Massimiliano Caiazzo
La recitazione mi ha salvato la vita
È tra i volti più amati di “Mare fuori”. L’attore campano, che nella serie di Rai2 interpreta Carmine Di Salvo, figlio di camorristi che lotta per un futuro nel segno della legalità, al RadiocorriereTv parla della grande passione per le storie, i personaggi, per Napoli e la sua gente: «Penso che i napoletani siano un popolo di rivoluzionari, con una forza reazionaria che incanalano nell’arte»
A due anni di distanza come ha vissuto il ritorno a “Mare fuori”?
Con più consapevolezza e preparazione. Al mio personaggio (Carmine) quest’anno è stato chiesto tanto, mi sono accostato al lavoro con grande voglia di fare bene e con il desiderio di scavare più a fondo nelle tematiche della serie.
Come ci si prepara a vestire i panni di un personaggio come Carmine?

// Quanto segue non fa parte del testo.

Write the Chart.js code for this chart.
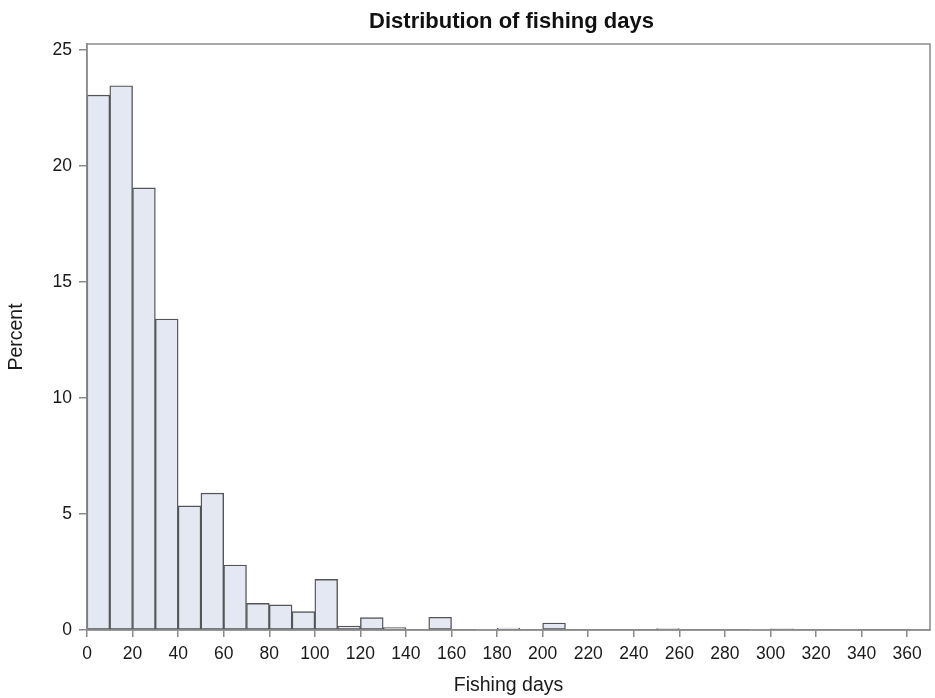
<!DOCTYPE html>
<html>
<head>
<meta charset="utf-8">
<script src="https://cdn.jsdelivr.net/npm/chart.js@4.4.0/dist/chart.umd.min.js"></script>
<style>
html,body{margin:0;padding:0;background:#fff;}
#wrap{width:935px;height:698px;}
</style>
</head>
<body>
<div id="wrap"><canvas id="c" width="935" height="698"></canvas></div>
<script>
const titleText = "Distribution of fishing days";
const xTitle = "Fishing days";
const yTitle = "Percent";
const binStarts = [0,10,20,30,40,50,60,70,80,90,100,110,120,130,140,150,160,170,180,190,200,210,220,230,240,250,260,270,280,290,300,310,320,330,340,350,360];
const percents  = [23.05,23.45,19.05,13.4,5.35,5.9,2.8,1.15,1.08,0.79,2.18,0.17,0.53,0.1,0,0.55,0,0.02,0.08,0,0.3,0,0,0,0,0.06,0,0,0,0.02,0.05,0,0,0.03,0,0,0.03];
const binWidth = 10;
const xTicks = [0,20,40,60,80,100,120,140,160,180,200,220,240,260,280,300,320,340,360];
const yTicks = [0,5,10,15,20,25];

const points = binStarts.map((s,i)=>({x:s+binWidth/2, y:percents[i]}));
const FONT = '"Liberation Sans", Arial, sans-serif';

const framePlugin = {
  id:'frame',
  afterDraw(chart){
    const {ctx, chartArea:a} = chart;
    ctx.save();
    ctx.strokeStyle = '#8a8a8a';
    ctx.lineWidth = 1.5;
    ctx.strokeRect(a.left, a.top, a.right-a.left, a.bottom-a.top);
    ctx.fillStyle = '#111';
    ctx.font = 'bold 22px ' + FONT;
    ctx.textAlign = 'center';
    ctx.textBaseline = 'middle';
    ctx.fillText(titleText, (a.left+a.right)/2 + 3, 22);
    ctx.restore();
  }
};

new Chart(document.getElementById('c'), {
  type:'bar',
  data:{datasets:[{
    data:points,
    backgroundColor:'#e3e8f2',
    borderColor:'#555555',
    borderWidth:1.4,
    borderSkipped:false,
    barPercentage:1,
    categoryPercentage:1
  }]},
  options:{
    responsive:false,
    animation:false,
    layout:{padding:{top:44,right:5,left:0,bottom:0}},
    plugins:{legend:{display:false},tooltip:{enabled:false}},
    scales:{
      x:{
        type:'linear', min:0, max:370, offset:false,
        afterBuildTicks(s){ s.ticks = xTicks.map(v=>({value:v})); },
        afterFit(s){ s.height = 68; },
        ticks:{color:'#1a1a1a', font:{size:17.5, family:FONT}, padding:7, maxRotation:0, autoSkip:false},
        grid:{drawOnChartArea:false, drawTicks:true, tickLength:7, color:'#8a8a8a', lineWidth:1.5, offset:false},
        border:{display:true, color:'#8a8a8a', width:1.5},
        title:{display:true, text:xTitle, color:'#1a1a1a', font:{size:19.5, family:FONT}, padding:{top:4,bottom:1}}
      },
      y:{
        min:0, max:25.25,
        afterBuildTicks(s){ s.ticks = yTicks.map(v=>({value:v})); },
        afterFit(s){ s.width = 87; },
        ticks:{color:'#1a1a1a', font:{size:17.5, family:FONT}, padding:7},
        grid:{drawOnChartArea:false, drawTicks:true, tickLength:8, color:'#8a8a8a', lineWidth:1.5},
        border:{display:true, color:'#8a8a8a', width:1.5},
        title:{display:true, text:yTitle, color:'#1a1a1a', font:{size:19.5, family:FONT}, padding:{top:5,bottom:0}}
      }
    }
  },
  plugins:[framePlugin]
});
</script>
</body>
</html>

Il processo creativo è l’aspetto ludico che non può mai mancare, il momento che ti porta a dare colore al personaggio, che è a tutti gli effetti una parte di te. Per Carmine sono sicuramente partito da un fondo di guerra, che è quello che vive consciamente e inconsciamente da quando è piccolino, che fa nascere in lui un forte bisogno di protezione. Quando vivi in una sorta di foresta, dove in ogni momento può scappare il morto, inizi a sentire il bisogno di essere protetto, necessità che a volte viene soddisfatta e altre no. Non parlo solo di protezione fisica ma anche emotiva, di avere spazi in cui puoi essere te stesso. Carmine è un personaggio atipico rispetto agli altri, che seguono un certo tipo di codice, di regole del sistema al quale appartengono. Lui il sistema lo rifiuta, anche se in questa seconda stagione ha più volte occasione di mettere tutto in discussione. Il processo creativo del personaggio mi ha dato la possibilità di fare delle scelte interpretative particolari, che se da un lato mi hanno dato un po’ di ansia, dall’altro mi hanno fatto capire di essere stato coraggioso.
Cosa significa essere coraggiosi nel suo mestiere?
Fare delle scelte che non siano per forza quelle che guardano a un risultato, come una buona risposta del pubblico, di chi dirige, dei tuoi colleghi. Parlo di scelte vere, che fanno passare in secondo piano le ansie d’aspettativa, un coraggio che si sposa benissimo con il decidere di raccontare un certo tipo di tematiche.
Quanta empatia ha trovato con Carmine?
In questa seconda stagione penso di avere voluto molto più bene a Carmine e che Carmine ne abbia voluto molto di più a me. Abbiamo trovato più punti d’incontro e scontro, forse perché io sono più maturo, artisticamente e umanamente. È stato ancora più catartico rispetto a due anni fa.
Cosa ha significato per lei, seppur da attore, guardare la vita attraverso le sbarre di un carcere?
Ho cercato di farmi quante più domande possibili. Farsi domande è un atto rivoluzionario e coraggioso, spinge a un ragionamento, a non ricercare per forza la risposta cruda e veloce. Mi sono chiesto cosa succeda a un ragazzo nelle condizioni di quelle di Carmine, cosa accada ai suoi sogni, alle sue ambizioni, alle sue paure, quando venga posto in un contesto di libertà vigilata, di impotenza nei confronti della sua famiglia. Io, Massimiliano, mi sono sentito molto fortunato, una sensazione che si è trasformata in motivazione e in ispirazione per raccontare la storia di Carmine.